The main legal conclusions are these:
an online SSS account is only the digital access layer of a preexisting legal membership;
the member has a legitimate right to recover access to their own account, but only through proper verification;
SSS may lawfully require strict identity proof before restoring access, especially when the registered email or phone is no longer available;
loss of account access does not erase SSS membership, contributions, or legal entitlements by itself;
if the retrieval problem stems from wrong records, duplicate SSS numbers, or identity inconsistencies, the issue may require record correction rather than simple password reset;
a third party does not automatically gain retrieval rights just because they are a relative, employer, or helper;
unauthorized creation, takeover, or recovery of an SSS account can trigger privacy, fraud, falsification, or cybercrime consequences.

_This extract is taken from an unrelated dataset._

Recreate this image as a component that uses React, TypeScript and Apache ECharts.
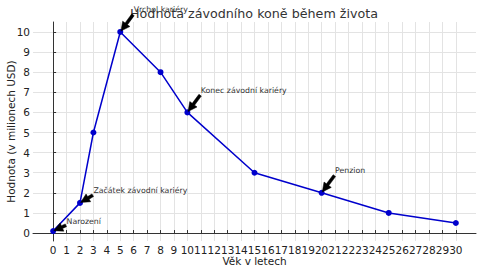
import React, { useEffect, useRef } from "react";
import * as echarts from "echarts";

const ages = [0, 2, 3, 5, 8, 10, 15, 20, 25, 30];
const values = [0.1, 1.5, 5, 10, 8, 6, 3, 2, 1, 0.5];
const xTicks = Array.from({ length: 31 }, (_, i) => i);
const yTicks = [0, 1, 2, 3, 4, 5, 6, 7, 8, 9, 10];

const annotationLabels = ["Narození", "Začátek závodní kariéry", "Vrchol kariéry", "Konec závodní kariéry", "Penzion"];
const annotationAges = [0, 2, 5, 10, 20];
const annotationValues = [0.1, 1.5, 10, 6, 2];
const annotationTextAges = [1, 3, 6, 11, 21];
const annotationTextValues = [0.5, 2, 11, 7, 3];

const FONT = "DejaVu Sans";

function arrowPoints(tx: number, ty: number, hx: number, hy: number) {
  const dx = hx - tx, dy = hy - ty;
  const len0 = Math.hypot(dx, dy);
  const shrink = 0.05 * len0;
  const ux = dx / len0, uy = dy / len0;
  const sx = tx + ux * shrink, sy = ty + uy * shrink;
  const ex = hx - ux * shrink, ey = hy - uy * shrink;
  const len = len0 - 2 * shrink;
  const hl = Math.min(9, len);
  const hw = 9, w = 3;
  const nx = -uy, ny = ux;
  const bx = ex - ux * hl, by = ey - uy * hl;
  return [
    [sx + nx * w / 2, sy + ny * w / 2],
    [bx + nx * w / 2, by + ny * w / 2],
    [bx + nx * hw / 2, by + ny * hw / 2],
    [ex, ey],
    [bx - nx * hw / 2, by - ny * hw / 2],
    [bx - nx * w / 2, by - ny * w / 2],
    [sx - nx * w / 2, sy - ny * w / 2],
  ];
}

export default function App() {
  const ref = useRef<HTMLDivElement>(null);
  useEffect(() => {
    if (!ref.current) return;
    const chart = echarts.init(ref.current, null, { renderer: "svg" });
    const axisText = { color: "#222", fontFamily: FONT, fontSize: 10.5 };
    chart.setOption({
      animation: false,
      backgroundColor: "#fff",
      title: {
        text: "Hodnota závodního koně během života",
        left: 254,
        textAlign: "center",
        top: 7,
        padding: 0,
        textStyle: { fontFamily: FONT, fontSize: 12.7, fontWeight: "normal", color: "#333" },
      },
      grid: { left: 33, right: 4, top: 22, bottom: 31, containLabel: false, outerBoundsMode: "none" },
      xAxis: {
        type: "value",
        min: -1.5,
        max: 31.5,
        name: "Věk v letech",
        nameLocation: "middle",
        nameGap: 14,
        nameMoveOverlap: false,
        nameTextStyle: axisText,
        axisLine: { show: true, lineStyle: { color: "#333", width: 1 } },
        axisTick: { show: true, inside: true, length: 3, customValues: xTicks, lineStyle: { color: "#333" } },
        axisLabel: { ...axisText, margin: 3, customValues: xTicks, hideOverlap: false, showMinLabel: true, showMaxLabel: true },
        splitLine: { show: true, lineStyle: { color: "#e3e3e3", width: 1 } },
      },
      yAxis: {
        type: "value",
        min: -0.395,
        max: 10.495,
        name: "Hodnota (v milionech USD)",
        nameLocation: "middle",
        nameGap: 17,
        nameMoveOverlap: false,
        nameTextStyle: axisText,
        axisLine: { show: true, lineStyle: { color: "#333", width: 1 } },
        axisTick: { show: true, inside: true, length: 3, customValues: yTicks, lineStyle: { color: "#333" } },
        axisLabel: { ...axisText, margin: 3, customValues: yTicks, hideOverlap: false },
        splitLine: { show: true, lineStyle: { color: "#e3e3e3", width: 1 } },
      },
      series: [
        {
          type: "line",
          data: ages.map((a, i) => [a, values[i]]),
          symbol: "circle",
          symbolSize: 6,
          clip: false,
          lineStyle: { color: "#0000cc", width: 1.5 },
          itemStyle: { color: "#0000cc" },
        },
      ],
    });

    const graphics: any[] = [];
    annotationLabels.forEach((label, i) => {
      const p = chart.convertToPixel({ gridIndex: 0 }, [annotationAges[i], annotationValues[i]]) as number[];
      const t = chart.convertToPixel({ gridIndex: 0 }, [annotationTextAges[i], annotationTextValues[i]]) as number[];
      graphics.push({
        type: "polygon",
        z: 100,
        shape: { points: arrowPoints(t[0], t[1] + 2, p[0], p[1]) },
        style: { fill: "#000", stroke: "#000", lineWidth: 0.5 },
      });
      graphics.push({
        type: "text",
        z: 100,
        x: t[0],
        y: t[1] + 2,
        style: {
          text: label,
          fontFamily: FONT,
          fontSize: 7.8,
          fill: "#333",
          textAlign: "left",
          textVerticalAlign: "bottom",
        },
      });
    });
    chart.setOption({ graphic: graphics });
    return () => chart.dispose();
  }, []);
  return (
    <div
      ref={ref}
      style={{ position: "fixed", left: 0, top: 0, width: 480, height: 272, background: "#fff" }}
    />
  );
}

XXXIX. Final legal position in plain terms
Retrieving an online SSS account in the Philippines is not just about remembering a password. It is about reclaiming secure access to government-held records tied to a person’s legal identity and social security rights.
Where the problem is only a forgotten credential, the issue is relatively straightforward.
Where the problem involves wrong contact details, duplicate SSS numbers, inconsistent records, third-party control, or suspected unauthorized access, the matter becomes legally more serious.
The law protects the member’s right to their own SSS information.
It also protects the system against strangers, fixers, employers, relatives, and impostors who try to gain control of an account that is not lawfully theirs.